A team of researchers based in Ethiopia has developed and launched a new machine translation (MT) system specialized for low-resource languages.
Lesan, which was presented at the 35th Conference on Neural Information Processing Systems earlier this month, is an MT system that currently allows individuals to translate between English, Amharic, and Tigrinya. In the researchers’ presentation, they demonstrated that Lesan outperforms leading MT systems like Google Translate in its translations of these language pairs — the researchers hope that their efforts will expand the accessibility of information available online in these languages.

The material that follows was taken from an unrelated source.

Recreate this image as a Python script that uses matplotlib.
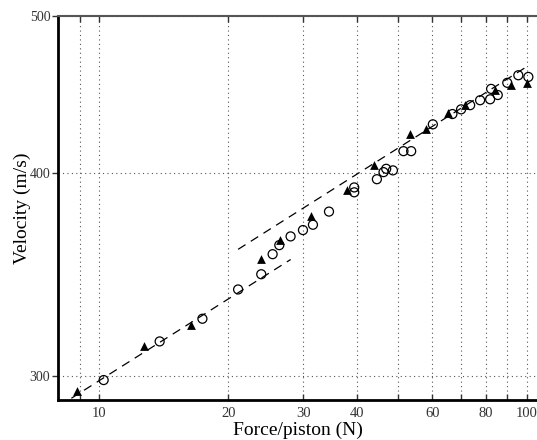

“We want to make sure that everyone has equal access to information to help them understand the world,” Lesan’s website reads. “Our technology will further open up access to educational resources on the internet so that children, youth, and adults can enjoy lifelong learning. These are the reasons why we started Lesan.”
While systems like Google Translate can be highly accurate in translating between pairs of high-resource languages — that is, languages that have been heavily researched and have a large corpus of data that’s readily accessible, such as English, Spanish, or German — the state-of-the-art systems tend to perform significantly more poorly when it comes to low-resource languages.
Languages like Amharic and Tigrinya, for instance, tend to have fairly small online presences, despite being spoken by millions of speakers. As the researchers note, Wikipedia only has around 15,000 entries written in Amharic and less than 250 in Tigrinya. Due to the lack of freely accessible data in the languages, they are classified as low-resource languages, even though these languages are spoken by a combined population of roughly 60 million speakers. On the flip side, there are more than six million Wikipedia entries written in English, spanning a total of 17 billion words in the language alone.
In order to circumvent the lack of online sources for data in these languages, the researchers supplemented data from online sources with texts derived from offline sources like books, newspapers, and magazines. This allowed the researchers to build a more thorough and representative corpus of text in the languages, creating a system that was consistently able to outperform more well-known MT systems in human evaluation conducted by experts in the respective languages.
“Unfortunately, millions of people cannot access [the information on Wikipedia] because it’s not available in their language,” the researchers write. “In future work, we would like to leverage Lesan’s MT system to empower human translators towards our mission of opening up the Web’s content to millions of people in their language.”